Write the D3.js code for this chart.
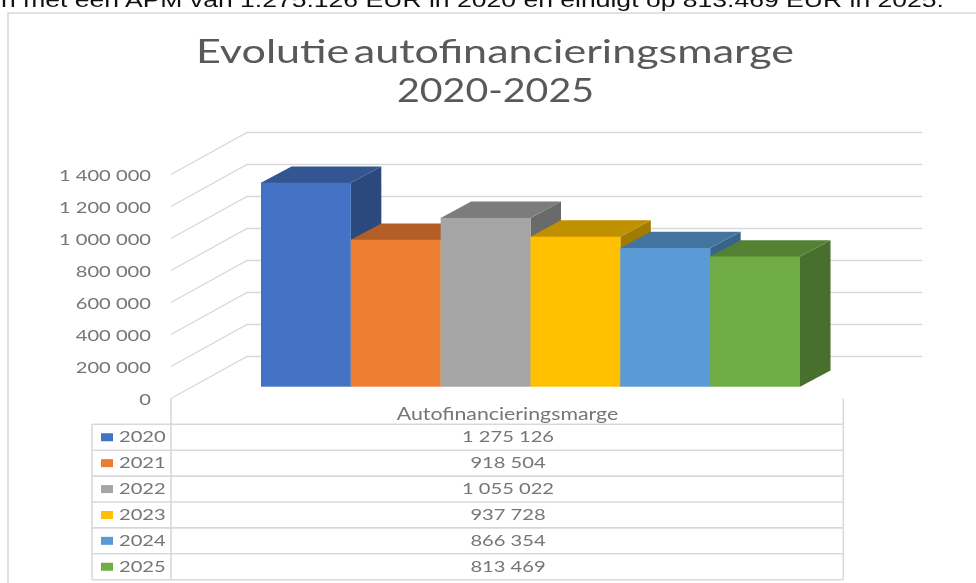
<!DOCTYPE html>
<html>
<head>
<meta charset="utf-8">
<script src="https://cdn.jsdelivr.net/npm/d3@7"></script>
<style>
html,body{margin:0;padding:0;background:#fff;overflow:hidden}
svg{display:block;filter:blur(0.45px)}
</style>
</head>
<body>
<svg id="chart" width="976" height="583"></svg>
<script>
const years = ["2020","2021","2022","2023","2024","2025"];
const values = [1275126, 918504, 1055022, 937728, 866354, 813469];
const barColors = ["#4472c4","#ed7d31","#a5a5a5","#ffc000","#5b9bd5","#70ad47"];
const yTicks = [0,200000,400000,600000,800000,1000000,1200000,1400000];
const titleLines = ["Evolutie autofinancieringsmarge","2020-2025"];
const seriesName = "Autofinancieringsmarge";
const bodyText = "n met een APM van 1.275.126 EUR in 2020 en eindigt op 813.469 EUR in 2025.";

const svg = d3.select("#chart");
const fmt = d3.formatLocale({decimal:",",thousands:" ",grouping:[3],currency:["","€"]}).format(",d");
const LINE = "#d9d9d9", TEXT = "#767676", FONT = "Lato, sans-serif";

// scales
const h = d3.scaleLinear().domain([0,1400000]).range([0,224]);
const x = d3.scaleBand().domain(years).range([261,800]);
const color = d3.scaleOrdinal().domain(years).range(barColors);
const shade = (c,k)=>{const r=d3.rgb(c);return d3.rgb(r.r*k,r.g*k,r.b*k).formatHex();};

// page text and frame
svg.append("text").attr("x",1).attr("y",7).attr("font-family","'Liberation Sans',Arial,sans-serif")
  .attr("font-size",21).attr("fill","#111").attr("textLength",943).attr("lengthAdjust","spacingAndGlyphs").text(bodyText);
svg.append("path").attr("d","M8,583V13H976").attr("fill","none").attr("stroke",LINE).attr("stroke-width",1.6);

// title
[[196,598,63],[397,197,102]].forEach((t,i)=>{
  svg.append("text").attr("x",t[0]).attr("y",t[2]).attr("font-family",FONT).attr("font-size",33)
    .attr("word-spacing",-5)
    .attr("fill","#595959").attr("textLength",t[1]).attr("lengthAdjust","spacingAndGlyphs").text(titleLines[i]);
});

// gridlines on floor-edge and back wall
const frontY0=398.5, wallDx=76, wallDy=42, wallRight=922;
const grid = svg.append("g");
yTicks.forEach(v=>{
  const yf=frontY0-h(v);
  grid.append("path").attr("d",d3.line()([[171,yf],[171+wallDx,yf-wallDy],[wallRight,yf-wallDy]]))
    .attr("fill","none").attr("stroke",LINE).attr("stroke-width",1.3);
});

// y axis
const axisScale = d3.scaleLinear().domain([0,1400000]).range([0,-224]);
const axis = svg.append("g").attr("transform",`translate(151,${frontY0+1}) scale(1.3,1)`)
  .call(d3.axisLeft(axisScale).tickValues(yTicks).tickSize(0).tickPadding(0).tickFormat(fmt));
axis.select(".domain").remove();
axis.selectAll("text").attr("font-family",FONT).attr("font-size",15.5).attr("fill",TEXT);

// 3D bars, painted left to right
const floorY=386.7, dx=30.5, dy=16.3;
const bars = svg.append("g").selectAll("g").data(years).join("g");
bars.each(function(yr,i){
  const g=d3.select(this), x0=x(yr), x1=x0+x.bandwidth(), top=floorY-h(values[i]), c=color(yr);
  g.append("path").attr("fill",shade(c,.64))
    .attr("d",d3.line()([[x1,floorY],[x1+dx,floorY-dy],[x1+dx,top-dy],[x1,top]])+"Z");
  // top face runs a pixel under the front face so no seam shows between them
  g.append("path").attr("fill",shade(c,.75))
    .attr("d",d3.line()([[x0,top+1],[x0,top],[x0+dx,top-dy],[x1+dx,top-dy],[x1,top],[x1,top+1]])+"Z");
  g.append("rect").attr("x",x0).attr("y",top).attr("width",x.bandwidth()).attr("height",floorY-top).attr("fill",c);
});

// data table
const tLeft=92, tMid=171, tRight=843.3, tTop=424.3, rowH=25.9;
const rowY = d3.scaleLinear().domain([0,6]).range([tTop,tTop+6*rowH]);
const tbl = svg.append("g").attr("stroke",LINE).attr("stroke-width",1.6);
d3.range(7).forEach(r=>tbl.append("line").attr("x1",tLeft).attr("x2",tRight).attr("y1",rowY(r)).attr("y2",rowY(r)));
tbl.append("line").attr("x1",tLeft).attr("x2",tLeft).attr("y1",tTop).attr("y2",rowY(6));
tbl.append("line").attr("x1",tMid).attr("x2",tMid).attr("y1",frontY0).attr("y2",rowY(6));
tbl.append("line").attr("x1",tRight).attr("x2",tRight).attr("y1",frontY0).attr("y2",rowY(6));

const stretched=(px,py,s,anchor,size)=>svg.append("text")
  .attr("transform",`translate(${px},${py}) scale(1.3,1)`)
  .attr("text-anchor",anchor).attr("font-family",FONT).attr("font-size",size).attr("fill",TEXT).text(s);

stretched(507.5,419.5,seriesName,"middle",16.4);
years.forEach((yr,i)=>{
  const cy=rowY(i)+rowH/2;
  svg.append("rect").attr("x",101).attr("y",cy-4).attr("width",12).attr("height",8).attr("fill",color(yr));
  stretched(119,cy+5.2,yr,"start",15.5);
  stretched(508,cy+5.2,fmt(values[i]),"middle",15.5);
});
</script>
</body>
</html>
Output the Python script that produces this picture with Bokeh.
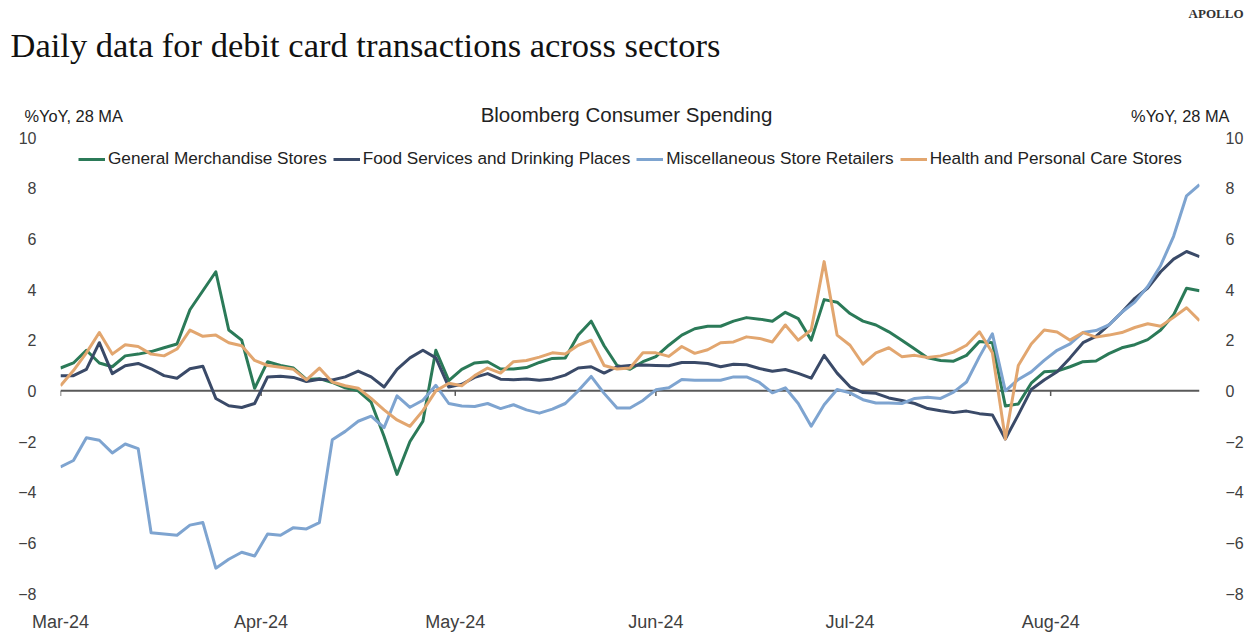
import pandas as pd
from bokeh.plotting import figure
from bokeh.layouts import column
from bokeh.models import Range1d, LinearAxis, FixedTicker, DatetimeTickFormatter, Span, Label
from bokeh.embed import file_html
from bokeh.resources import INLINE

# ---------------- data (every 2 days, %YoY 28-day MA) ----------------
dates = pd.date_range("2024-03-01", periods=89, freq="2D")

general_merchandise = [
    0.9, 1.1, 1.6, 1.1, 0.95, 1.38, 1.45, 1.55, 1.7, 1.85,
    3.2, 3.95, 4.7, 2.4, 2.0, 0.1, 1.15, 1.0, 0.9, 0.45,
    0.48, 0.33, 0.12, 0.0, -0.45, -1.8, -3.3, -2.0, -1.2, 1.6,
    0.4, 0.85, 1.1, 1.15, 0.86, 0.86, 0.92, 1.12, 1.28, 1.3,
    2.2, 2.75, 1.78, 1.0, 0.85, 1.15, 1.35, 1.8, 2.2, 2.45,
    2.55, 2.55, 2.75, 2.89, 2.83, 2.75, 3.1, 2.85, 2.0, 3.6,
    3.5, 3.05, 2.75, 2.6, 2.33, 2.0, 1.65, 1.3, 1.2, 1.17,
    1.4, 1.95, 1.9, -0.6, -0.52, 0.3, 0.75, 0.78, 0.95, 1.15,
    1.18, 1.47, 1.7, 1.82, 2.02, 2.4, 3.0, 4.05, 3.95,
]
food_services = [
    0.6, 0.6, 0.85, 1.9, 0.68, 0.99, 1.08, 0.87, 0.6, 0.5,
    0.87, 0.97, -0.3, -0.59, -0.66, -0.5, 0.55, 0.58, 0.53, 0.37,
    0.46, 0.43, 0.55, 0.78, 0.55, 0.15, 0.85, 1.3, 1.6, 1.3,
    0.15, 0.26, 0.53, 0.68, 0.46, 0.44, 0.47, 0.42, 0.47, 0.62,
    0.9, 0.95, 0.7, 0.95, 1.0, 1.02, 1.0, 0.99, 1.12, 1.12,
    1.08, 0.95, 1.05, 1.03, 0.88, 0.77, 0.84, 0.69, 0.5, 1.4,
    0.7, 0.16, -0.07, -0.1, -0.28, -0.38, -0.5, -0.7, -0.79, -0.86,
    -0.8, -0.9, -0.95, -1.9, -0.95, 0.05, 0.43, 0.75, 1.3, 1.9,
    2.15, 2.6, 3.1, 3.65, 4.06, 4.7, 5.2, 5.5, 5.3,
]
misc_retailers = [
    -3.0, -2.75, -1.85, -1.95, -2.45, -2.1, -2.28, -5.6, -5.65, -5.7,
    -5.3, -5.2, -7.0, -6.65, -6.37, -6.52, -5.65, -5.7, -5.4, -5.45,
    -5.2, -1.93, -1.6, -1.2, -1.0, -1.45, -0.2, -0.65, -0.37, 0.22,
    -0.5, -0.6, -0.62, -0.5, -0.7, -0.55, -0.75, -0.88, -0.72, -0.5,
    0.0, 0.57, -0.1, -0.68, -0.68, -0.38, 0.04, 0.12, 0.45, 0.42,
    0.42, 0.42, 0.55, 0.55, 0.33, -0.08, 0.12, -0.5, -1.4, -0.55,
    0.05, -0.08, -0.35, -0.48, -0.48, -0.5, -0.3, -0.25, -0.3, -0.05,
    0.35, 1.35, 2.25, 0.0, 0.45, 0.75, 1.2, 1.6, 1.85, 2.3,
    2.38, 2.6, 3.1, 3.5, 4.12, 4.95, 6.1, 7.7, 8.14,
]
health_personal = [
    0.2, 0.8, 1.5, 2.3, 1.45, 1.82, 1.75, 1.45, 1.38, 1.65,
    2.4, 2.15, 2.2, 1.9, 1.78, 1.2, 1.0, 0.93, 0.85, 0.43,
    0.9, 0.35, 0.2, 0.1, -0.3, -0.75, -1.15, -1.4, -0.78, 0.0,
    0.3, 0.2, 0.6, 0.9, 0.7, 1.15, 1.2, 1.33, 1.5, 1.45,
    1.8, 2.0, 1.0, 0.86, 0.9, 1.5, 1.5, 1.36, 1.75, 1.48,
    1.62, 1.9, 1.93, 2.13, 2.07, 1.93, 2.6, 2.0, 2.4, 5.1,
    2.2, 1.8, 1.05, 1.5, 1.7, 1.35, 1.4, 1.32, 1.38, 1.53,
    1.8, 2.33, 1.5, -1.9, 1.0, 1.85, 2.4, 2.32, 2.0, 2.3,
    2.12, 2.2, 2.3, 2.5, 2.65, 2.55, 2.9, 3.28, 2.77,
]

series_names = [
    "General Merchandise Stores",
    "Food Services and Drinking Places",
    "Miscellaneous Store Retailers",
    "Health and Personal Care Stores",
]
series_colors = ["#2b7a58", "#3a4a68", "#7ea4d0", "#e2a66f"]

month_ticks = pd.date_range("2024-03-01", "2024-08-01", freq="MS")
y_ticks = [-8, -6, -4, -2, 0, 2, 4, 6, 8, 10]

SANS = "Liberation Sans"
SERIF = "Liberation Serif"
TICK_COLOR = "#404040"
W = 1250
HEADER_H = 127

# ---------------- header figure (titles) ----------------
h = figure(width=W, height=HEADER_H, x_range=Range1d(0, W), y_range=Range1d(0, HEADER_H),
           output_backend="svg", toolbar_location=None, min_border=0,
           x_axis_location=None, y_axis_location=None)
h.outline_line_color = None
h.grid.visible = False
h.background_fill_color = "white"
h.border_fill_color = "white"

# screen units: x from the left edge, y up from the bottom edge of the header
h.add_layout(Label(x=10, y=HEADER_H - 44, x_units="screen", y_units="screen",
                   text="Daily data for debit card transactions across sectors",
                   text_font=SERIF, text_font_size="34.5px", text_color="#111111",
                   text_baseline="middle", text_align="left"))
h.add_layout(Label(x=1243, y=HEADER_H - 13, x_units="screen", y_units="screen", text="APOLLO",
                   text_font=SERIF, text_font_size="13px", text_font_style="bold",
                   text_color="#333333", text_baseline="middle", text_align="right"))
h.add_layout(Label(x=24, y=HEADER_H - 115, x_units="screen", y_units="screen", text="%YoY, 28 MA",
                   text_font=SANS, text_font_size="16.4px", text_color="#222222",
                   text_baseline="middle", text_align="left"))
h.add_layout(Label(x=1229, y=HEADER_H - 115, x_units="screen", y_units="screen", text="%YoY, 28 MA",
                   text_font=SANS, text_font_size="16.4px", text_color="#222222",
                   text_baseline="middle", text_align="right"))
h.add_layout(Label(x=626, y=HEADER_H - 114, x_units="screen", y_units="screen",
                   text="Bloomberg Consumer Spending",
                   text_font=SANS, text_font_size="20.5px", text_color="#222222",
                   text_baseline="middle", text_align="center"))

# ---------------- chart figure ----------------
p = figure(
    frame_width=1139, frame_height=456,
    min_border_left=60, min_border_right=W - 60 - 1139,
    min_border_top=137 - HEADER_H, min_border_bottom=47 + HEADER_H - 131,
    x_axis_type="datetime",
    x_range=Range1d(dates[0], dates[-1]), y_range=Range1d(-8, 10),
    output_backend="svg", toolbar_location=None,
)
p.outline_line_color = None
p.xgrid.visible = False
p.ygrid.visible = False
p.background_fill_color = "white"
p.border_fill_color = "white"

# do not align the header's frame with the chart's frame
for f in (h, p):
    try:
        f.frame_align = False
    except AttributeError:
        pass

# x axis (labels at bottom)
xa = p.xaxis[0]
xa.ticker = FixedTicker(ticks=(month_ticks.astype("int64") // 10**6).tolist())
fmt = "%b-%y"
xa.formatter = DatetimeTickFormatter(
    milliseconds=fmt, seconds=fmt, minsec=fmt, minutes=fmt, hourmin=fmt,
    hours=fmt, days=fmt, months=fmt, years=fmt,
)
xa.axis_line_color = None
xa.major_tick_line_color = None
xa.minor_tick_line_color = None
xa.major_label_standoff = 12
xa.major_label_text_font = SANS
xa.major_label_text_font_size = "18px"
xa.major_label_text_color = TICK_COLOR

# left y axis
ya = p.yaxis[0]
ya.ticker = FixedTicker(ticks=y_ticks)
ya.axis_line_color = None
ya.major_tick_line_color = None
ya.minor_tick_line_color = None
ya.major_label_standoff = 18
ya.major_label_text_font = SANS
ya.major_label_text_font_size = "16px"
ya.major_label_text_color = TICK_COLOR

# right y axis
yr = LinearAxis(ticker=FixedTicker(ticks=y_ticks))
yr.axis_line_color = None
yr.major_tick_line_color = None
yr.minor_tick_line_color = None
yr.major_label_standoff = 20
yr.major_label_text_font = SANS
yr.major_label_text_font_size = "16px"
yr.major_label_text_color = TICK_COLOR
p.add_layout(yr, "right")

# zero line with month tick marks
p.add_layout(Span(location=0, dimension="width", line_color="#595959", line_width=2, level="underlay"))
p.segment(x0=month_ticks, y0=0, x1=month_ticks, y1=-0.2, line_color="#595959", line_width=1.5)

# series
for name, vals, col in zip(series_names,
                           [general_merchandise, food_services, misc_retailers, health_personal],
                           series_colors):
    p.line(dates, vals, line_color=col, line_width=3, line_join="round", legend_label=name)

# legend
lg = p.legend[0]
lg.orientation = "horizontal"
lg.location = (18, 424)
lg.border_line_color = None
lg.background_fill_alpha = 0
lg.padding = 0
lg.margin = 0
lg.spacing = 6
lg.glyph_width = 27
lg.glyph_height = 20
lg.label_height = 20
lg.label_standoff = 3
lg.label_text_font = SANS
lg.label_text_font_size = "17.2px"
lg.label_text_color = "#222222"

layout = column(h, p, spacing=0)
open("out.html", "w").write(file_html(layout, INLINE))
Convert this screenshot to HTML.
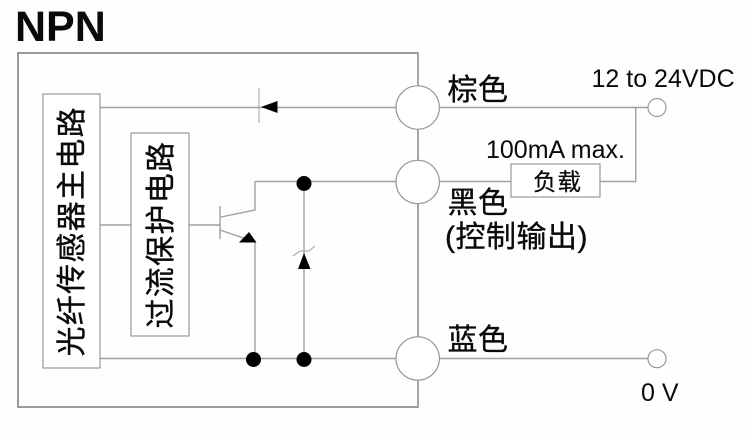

════════

CHALLENGE: Please list every line of the records that contains "chart".

SOLUTION TO THE EXERCISE:
Write the D3.js code for this chart.
<svg id="chart" width="976" height="583"></svg>
const svg = d3.select("#chart");
# ---------------- chart figure ----------------
# do not align the header's frame with the chart's frame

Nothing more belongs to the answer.